Alexander von Humboldt wierzył, że podstawą wolnego i szczęśliwego społeczeństwa jest edukacja. Chciał pomóc ludziom odkrywać potęgę intelektu. Gdy w 1827 roku w Berlinie rozpoczął serię wykładów, wywołał rewolucję w edukacji: Berlin nigdy nie widział czegoś takiego.

„Przez pół roku wygłaszał wykłady przez kilka dni w tygodniu. Setki ludzi przychodziło posłuchać, jak mówi, nie czytając z przygotowanych notatek. Wystąpienia były żywe, porywające i zupełnie nowe. Ponieważ Humboldt nie pobierał żadnej opłaty za wstęp, zdemokratyzował naukę: w zatłoczonej sali wykładowej znajdowali się wszyscy, od członków rodziny królewskiej po woźniców, od studentów po służbę, od uczonych po murarzy – a połowę uczestników stanowiły kobiety.”

Co jeszcze spodobało mi się w tym niezwykłym człowieku? Jego legendarne gadulstwo (swój swego pozna). Karolowi Darwinowi przez kilka godzin nie dał dojść do głosu. Humboldt mówił dwa razy szybciej od wszystkich, przeskakując z niemieckiego na angielski, z angielskiego na hiszpański i francuski:

„Nikt nigdy nie zdołał wtrącić słowa, gdy Humboldt mówił, skarżył się pewien niemiecki pisarz. Jego skłonność do gadulstwa stała się tak legendarna, że Honore Balzac unieśmiertelnił Humboldta w humoresce o mózgu umieszczonym w słoju, z którego ludzie pobierali pomysły, i pewnym niemieckim mędrcu znanym z niedościgłej płynności wymowy.”

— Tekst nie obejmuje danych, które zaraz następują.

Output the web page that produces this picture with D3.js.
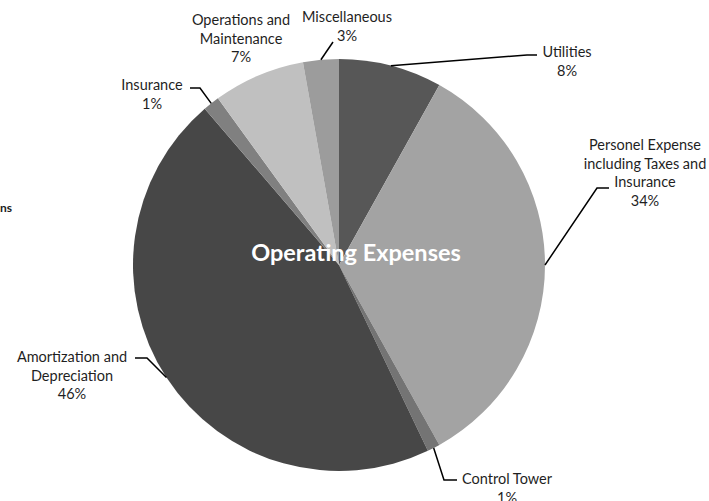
<!DOCTYPE html>
<html>
<head>
<meta charset="utf-8">
<script src="https://cdn.jsdelivr.net/npm/d3@7"></script>
<style>
  body { margin: 0; background: #fff; }
  svg { display: block; }
  .lbl { font-family: Lato, "Open Sans", sans-serif; font-size: 14.5px; fill: #1f1f1f; }
</style>
</head>
<body>
<div id="chart"></div>
<script>
// operating expense shares (percent of total)
var categories = ["Utilities", "Personel Expense including Taxes and Insurance", "Control Tower",
    "Amortization and Depreciation", "Insurance", "Operations and Maintenance", "Miscellaneous"];
var values = [8.1, 33.8, 1.0, 45.8, 1.3, 7.2, 2.8];
var labelLines = [
    ["Utilities"],
    ["Personel Expense", "including Taxes and", "Insurance"],
    ["Control Tower"],
    ["Amortization and", "Depreciation"],
    ["Insurance"],
    ["Operations and", "Maintenance"],
    ["Miscellaneous"]
];
var sliceColors = ["#575757", "#a3a3a3", "#747474", "#474747", "#808080", "#c0c0c0", "#9c9c9c"];
var title = "Operating Expenses";

var width = 709, height = 501;
var cx = 339, cy = 265, radius = 206;

// where each label sits, and the leader's elbow (null = no leader)
var layout = [
    { x: 567, y: 57, elbow: [527, 55], end: [537, 55] },
    { x: 645, y: 150, elbow: [597, 188], end: [609, 188] },
    { x: 507, y: 484, elbow: [444, 480], end: [457, 480] },
    { x: 72, y: 362, elbow: [147, 358], end: [135, 358] },
    { x: 152, y: 90, elbow: [200, 88], end: [190, 88] },
    { x: 241, y: 25, elbow: null },
    { x: 347, y: 22, elbow: [333, 42], end: [333, 42] }
];

var data = categories.map(function(c, i) {
    return { name: c, value: values[i], lines: labelLines[i], color: sliceColors[i], pos: layout[i] };
});
var total = d3.sum(values);

var svg = d3.select("#chart").append("svg")
    .attr("width", width)
    .attr("height", height);

var g = svg.append("g").attr("transform", "translate(" + cx + "," + cy + ")");

var pie = d3.pie().sort(null).value(function(d) { return d.value; });
var arc = d3.arc().innerRadius(0).outerRadius(radius);
var arcs = pie(data);

g.selectAll("path.slice")
    .data(arcs)
    .enter().append("path")
    .attr("class", "slice")
    .attr("d", arc)
    .attr("fill", function(d) { return d.data.color; })
    .attr("stroke", "none");

// leader lines from the slice's outer edge at mid angle
arcs.forEach(function(d) {
    var p = d.data.pos;
    if (!p.elbow) return;
    var a = (d.startAngle + d.endAngle) / 2;
    var sx = cx + Math.sin(a) * radius, sy = cy - Math.cos(a) * radius;
    svg.append("polyline")
        .attr("points", [[sx, sy], p.elbow, p.end].map(function(q) { return q.join(","); }).join(" "))
        .attr("fill", "none")
        .attr("stroke", "#000")
        .attr("stroke-width", 1.5);
});

// labels
arcs.forEach(function(d) {
    var p = d.data.pos;
    var t = svg.append("text")
        .attr("class", "lbl")
        .attr("text-anchor", "middle")
        .attr("x", p.x)
        .attr("y", p.y);
    var lines = d.data.lines.concat([Math.round(d.data.value / total * 100) + "%"]);
    lines.forEach(function(l, i) {
        t.append("tspan")
            .attr("x", p.x)
            .attr("dy", i === 0 ? 0 : 18.5)
            .text(l);
    });
});

// title over the pie
svg.append("text")
    .attr("x", 356)
    .attr("y", 261)
    .attr("text-anchor", "middle")
    .style("font-family", "Lato, 'Open Sans', sans-serif")
    .style("font-weight", "bold")
    .style("font-size", "23.5px")
    .style("fill", "#fff")
    .text(title);

// clipped remnant on the left edge
svg.append("text")
    .attr("x", 12)
    .attr("y", 212)
    .attr("text-anchor", "end")
    .style("font-family", "Lato, sans-serif")
    .style("font-weight", "bold")
    .style("font-size", "12px")
    .style("fill", "#1a1a1a")
    .text("ns");
</script>
</body>
</html>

Lektura książki „Człowiek, który zrozumiał naturę” Andrei Wulf była dla mnie wyjątkowym spotkaniem z niezwykłą osobowością. Jeśli dziś brakuje nam autorytetów i tak trudno znaleźć kogoś, kto zasługuje na nasz podziw i szacunek, biografie takie jak ta pozwalają nam na powrót uwierzyć w człowieka, odbić się od skarlałej ziemi i sięgać do gwiazd. Alexander von Humboldt będzie naszym przewodnikiem.